[Data records]
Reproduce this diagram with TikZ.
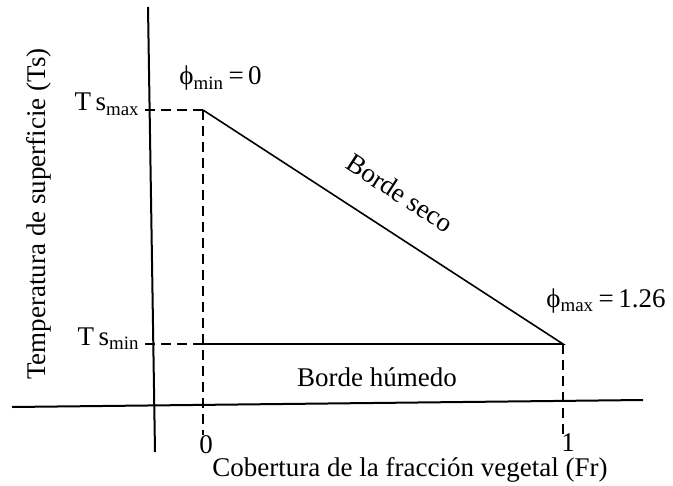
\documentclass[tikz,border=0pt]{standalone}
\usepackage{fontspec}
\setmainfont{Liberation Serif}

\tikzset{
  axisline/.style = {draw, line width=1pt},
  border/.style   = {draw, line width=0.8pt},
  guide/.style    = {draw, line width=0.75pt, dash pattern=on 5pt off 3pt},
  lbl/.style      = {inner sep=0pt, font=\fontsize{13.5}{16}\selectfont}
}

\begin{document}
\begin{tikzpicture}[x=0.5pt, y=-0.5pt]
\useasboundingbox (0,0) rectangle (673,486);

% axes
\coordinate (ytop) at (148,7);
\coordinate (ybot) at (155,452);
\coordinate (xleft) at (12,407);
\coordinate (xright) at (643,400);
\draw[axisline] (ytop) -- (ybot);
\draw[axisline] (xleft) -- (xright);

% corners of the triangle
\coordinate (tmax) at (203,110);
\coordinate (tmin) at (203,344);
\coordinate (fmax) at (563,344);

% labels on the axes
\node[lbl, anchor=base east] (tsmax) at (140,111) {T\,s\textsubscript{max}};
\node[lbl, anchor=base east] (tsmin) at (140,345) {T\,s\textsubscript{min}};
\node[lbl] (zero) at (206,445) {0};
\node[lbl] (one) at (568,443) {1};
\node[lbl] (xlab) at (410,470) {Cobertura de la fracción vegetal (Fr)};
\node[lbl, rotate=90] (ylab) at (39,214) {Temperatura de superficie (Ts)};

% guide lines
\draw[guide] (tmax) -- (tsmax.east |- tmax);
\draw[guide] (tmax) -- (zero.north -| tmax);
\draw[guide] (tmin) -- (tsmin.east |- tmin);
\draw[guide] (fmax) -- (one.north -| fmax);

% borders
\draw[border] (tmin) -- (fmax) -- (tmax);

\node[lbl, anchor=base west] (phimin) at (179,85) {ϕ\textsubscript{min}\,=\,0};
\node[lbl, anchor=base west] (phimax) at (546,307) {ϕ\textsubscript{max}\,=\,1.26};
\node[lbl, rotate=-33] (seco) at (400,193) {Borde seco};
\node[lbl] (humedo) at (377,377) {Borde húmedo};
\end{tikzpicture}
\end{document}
...
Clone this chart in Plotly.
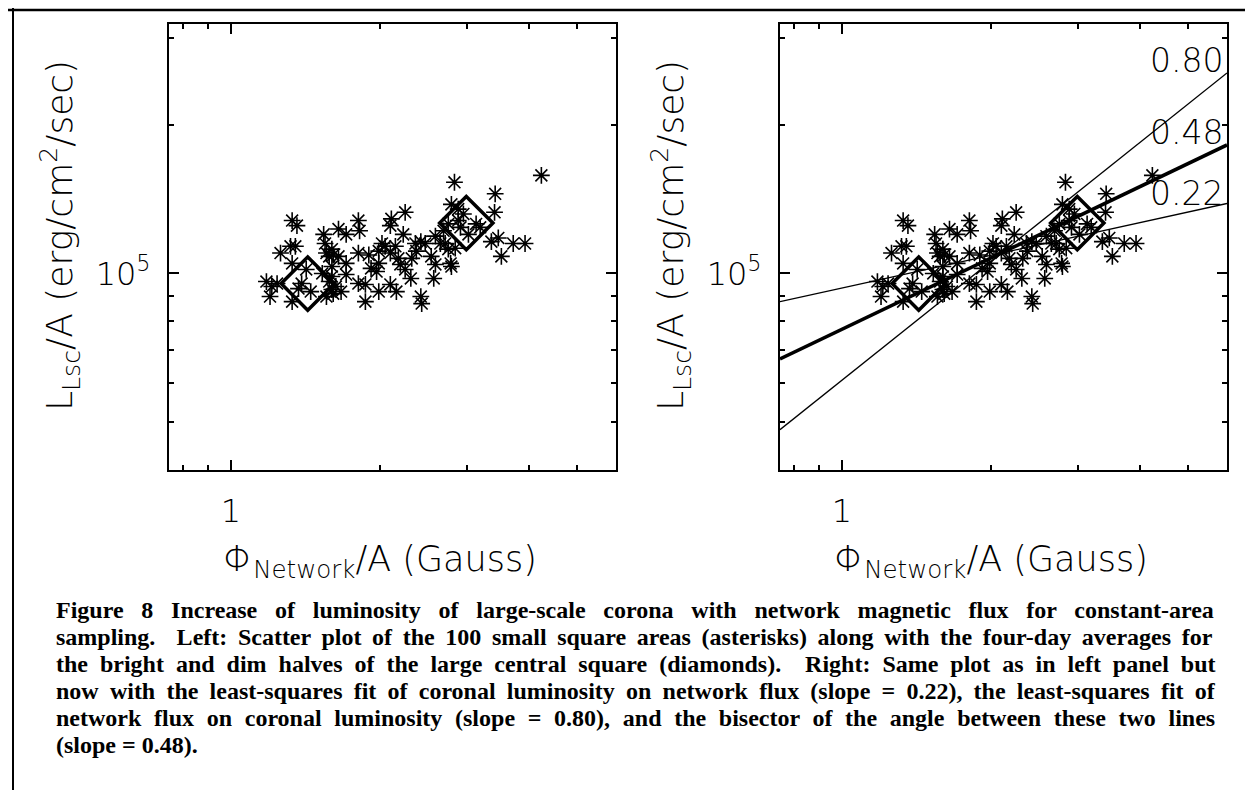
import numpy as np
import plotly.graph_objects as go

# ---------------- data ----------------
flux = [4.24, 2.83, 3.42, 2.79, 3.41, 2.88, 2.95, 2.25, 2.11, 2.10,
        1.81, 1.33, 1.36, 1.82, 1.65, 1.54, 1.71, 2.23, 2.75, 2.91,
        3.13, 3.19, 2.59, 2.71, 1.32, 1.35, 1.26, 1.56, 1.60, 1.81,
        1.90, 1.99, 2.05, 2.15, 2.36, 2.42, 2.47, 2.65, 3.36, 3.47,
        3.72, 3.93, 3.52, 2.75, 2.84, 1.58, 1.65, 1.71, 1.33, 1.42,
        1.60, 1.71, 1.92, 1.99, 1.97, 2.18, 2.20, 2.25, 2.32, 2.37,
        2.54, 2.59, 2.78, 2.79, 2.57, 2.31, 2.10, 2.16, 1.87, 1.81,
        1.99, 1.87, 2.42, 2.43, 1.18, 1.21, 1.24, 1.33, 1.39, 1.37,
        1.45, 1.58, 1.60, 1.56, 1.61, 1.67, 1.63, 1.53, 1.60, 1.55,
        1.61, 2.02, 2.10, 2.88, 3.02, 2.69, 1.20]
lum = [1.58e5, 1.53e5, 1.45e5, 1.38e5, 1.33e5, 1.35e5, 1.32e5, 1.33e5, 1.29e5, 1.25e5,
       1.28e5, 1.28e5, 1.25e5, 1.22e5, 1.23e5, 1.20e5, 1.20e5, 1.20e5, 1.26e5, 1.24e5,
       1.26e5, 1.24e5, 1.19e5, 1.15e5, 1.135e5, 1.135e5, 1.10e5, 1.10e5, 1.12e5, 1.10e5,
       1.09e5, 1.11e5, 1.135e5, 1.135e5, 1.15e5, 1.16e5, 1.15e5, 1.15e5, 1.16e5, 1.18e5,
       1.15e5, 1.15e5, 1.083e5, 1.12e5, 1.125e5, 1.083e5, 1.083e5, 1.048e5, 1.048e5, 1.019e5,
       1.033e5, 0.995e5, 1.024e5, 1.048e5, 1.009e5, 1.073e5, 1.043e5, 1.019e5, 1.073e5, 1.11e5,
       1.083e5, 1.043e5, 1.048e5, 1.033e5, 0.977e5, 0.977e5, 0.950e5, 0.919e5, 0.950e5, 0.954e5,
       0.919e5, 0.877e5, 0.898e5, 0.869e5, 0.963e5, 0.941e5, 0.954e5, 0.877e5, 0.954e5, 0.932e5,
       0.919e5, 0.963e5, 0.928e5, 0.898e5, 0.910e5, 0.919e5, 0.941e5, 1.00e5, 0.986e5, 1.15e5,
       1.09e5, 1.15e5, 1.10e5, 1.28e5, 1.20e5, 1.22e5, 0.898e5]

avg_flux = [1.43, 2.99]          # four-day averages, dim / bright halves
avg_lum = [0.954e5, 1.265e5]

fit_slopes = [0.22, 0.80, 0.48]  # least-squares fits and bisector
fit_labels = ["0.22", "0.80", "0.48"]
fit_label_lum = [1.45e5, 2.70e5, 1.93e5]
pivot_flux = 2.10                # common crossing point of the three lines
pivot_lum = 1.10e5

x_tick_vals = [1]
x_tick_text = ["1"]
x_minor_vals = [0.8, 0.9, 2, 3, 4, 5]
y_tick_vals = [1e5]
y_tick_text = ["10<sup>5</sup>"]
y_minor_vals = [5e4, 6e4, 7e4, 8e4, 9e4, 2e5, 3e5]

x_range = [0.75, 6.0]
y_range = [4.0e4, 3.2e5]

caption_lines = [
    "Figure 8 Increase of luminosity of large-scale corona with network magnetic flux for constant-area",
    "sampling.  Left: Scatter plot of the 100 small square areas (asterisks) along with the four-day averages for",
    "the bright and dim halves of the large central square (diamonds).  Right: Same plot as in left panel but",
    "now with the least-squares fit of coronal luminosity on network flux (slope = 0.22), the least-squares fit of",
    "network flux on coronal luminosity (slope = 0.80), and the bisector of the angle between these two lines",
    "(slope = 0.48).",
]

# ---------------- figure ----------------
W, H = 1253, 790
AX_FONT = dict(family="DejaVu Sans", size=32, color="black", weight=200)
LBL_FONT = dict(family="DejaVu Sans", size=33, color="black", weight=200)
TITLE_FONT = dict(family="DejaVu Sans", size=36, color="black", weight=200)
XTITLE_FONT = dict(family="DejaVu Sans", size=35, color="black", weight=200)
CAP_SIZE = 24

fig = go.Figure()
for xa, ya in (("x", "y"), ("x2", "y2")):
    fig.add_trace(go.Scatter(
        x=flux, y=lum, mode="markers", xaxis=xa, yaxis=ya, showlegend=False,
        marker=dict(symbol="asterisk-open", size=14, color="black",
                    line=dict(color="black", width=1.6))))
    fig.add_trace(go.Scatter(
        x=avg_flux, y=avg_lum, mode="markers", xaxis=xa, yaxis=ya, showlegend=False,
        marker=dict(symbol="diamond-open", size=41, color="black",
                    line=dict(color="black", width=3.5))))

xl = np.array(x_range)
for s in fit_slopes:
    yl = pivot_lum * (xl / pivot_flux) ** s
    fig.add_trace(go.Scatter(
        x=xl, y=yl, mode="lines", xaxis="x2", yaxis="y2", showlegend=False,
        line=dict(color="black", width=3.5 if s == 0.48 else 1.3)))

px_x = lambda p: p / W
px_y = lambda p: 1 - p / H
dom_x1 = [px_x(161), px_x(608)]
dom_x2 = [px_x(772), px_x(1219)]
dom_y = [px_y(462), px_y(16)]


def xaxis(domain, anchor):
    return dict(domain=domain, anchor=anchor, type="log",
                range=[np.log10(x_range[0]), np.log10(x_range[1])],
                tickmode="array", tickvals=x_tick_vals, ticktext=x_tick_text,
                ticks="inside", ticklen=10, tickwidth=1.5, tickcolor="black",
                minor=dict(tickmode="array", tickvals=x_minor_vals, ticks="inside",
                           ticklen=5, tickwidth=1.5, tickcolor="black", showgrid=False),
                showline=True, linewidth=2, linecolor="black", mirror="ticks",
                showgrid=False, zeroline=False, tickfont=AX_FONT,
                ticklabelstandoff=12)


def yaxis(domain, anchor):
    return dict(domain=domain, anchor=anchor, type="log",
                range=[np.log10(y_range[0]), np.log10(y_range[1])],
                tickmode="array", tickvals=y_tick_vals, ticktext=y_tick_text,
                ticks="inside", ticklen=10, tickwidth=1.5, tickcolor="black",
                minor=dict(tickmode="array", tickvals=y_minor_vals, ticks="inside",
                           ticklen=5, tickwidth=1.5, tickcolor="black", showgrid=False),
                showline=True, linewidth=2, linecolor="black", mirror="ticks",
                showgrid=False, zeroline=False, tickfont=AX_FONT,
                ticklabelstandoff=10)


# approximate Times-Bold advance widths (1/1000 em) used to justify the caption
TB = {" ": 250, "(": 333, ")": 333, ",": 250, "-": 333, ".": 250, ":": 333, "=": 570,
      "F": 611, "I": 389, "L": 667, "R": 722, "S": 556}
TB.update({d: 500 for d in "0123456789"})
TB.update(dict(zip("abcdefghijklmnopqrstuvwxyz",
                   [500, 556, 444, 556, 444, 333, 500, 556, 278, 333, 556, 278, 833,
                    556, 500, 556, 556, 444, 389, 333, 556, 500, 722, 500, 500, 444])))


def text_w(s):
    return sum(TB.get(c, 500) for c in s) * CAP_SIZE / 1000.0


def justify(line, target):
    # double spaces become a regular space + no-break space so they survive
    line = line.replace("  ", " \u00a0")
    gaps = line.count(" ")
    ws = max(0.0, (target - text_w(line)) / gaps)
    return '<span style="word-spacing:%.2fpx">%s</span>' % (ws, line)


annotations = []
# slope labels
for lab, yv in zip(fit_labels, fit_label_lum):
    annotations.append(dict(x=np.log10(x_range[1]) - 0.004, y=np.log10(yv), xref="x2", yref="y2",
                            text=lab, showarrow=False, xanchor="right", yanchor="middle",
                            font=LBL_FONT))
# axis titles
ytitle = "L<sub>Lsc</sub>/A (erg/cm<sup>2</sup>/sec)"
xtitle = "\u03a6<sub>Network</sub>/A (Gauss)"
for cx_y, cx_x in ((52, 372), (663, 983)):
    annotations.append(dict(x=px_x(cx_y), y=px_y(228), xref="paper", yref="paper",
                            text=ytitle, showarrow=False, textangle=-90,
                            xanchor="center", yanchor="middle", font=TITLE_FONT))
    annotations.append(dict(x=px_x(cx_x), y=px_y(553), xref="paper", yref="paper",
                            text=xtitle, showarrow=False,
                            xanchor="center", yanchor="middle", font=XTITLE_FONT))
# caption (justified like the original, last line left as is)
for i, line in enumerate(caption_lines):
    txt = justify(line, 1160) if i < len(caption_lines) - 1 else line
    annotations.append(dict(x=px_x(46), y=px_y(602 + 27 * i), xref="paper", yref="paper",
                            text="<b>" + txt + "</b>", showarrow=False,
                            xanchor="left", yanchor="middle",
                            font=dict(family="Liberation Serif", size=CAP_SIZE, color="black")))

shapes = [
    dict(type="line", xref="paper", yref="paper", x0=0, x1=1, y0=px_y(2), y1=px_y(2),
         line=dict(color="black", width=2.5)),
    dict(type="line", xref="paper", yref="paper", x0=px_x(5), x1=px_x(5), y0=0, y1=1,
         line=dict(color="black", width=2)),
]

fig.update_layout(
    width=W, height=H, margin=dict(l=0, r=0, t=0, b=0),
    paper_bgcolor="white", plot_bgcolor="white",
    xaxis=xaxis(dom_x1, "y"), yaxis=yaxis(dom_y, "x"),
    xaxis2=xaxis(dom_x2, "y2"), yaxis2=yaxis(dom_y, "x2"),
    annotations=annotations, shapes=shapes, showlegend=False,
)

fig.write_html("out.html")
==
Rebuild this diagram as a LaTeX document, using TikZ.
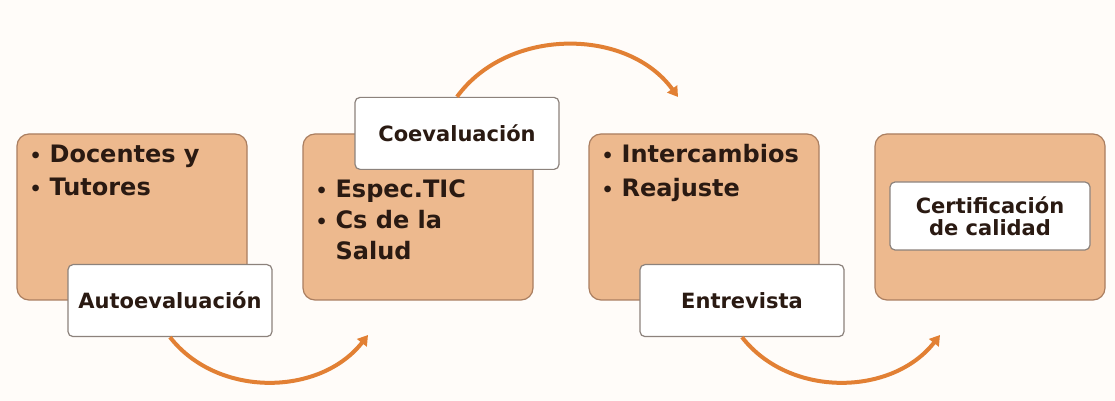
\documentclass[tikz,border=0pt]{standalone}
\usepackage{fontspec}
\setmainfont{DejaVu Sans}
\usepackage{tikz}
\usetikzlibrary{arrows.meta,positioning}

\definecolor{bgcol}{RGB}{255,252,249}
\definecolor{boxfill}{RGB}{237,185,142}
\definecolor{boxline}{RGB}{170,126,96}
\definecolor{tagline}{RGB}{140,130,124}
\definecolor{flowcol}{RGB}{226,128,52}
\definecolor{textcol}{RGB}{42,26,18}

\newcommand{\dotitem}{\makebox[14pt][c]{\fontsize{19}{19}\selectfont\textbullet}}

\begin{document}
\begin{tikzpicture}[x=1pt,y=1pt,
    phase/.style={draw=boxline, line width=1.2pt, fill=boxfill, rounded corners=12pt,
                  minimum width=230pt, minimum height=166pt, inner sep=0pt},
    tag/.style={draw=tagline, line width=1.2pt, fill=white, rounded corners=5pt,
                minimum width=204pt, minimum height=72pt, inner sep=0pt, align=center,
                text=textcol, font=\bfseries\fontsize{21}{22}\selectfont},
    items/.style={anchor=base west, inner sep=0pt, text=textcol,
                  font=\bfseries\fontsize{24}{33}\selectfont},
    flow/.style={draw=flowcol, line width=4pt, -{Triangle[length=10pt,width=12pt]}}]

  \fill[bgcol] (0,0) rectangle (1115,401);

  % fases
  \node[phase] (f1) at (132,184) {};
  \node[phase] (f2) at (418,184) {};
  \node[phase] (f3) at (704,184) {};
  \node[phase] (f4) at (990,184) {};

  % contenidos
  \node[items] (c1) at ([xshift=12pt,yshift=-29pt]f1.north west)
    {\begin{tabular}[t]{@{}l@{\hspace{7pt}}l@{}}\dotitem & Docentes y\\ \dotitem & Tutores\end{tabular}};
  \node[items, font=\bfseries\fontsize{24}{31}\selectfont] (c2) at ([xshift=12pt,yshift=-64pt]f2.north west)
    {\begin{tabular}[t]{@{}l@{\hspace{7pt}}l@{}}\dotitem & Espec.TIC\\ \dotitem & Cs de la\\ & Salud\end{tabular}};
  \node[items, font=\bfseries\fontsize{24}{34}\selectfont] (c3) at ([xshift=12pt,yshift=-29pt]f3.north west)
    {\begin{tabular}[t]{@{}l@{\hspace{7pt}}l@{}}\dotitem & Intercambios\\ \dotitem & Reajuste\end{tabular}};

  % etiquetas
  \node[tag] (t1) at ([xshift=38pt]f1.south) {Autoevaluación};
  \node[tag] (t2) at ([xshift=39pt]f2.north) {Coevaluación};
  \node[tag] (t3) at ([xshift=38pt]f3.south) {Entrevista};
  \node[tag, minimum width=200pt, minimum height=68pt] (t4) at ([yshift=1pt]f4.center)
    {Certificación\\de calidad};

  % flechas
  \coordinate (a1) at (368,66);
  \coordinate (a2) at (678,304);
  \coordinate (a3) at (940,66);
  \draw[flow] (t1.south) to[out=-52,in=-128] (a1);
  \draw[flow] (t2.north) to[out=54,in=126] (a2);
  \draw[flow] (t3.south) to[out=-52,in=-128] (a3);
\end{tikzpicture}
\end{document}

• [What to work on]
Do not include pictures. Give again exactly the lines starting at the one with "Reproduce this diagram with TikZ." and ending at the one with "(xleft) -- (xright);", both included.

• [Correct response]
Reproduce this diagram with TikZ.
\documentclass[tikz,border=0pt]{standalone}
\usepackage{fontspec}
\setmainfont{Liberation Serif}

\tikzset{
  axisline/.style = {draw, line width=1pt},
  border/.style   = {draw, line width=0.8pt},
  guide/.style    = {draw, line width=0.75pt, dash pattern=on 5pt off 3pt},
  lbl/.style      = {inner sep=0pt, font=\fontsize{13.5}{16}\selectfont}
}

\begin{document}
\begin{tikzpicture}[x=0.5pt, y=-0.5pt]
\useasboundingbox (0,0) rectangle (673,486);

% axes
\coordinate (ytop) at (148,7);
\coordinate (ybot) at (155,452);
\coordinate (xleft) at (12,407);
\coordinate (xright) at (643,400);
\draw[axisline] (ytop) -- (ybot);
\draw[axisline] (xleft) -- (xright);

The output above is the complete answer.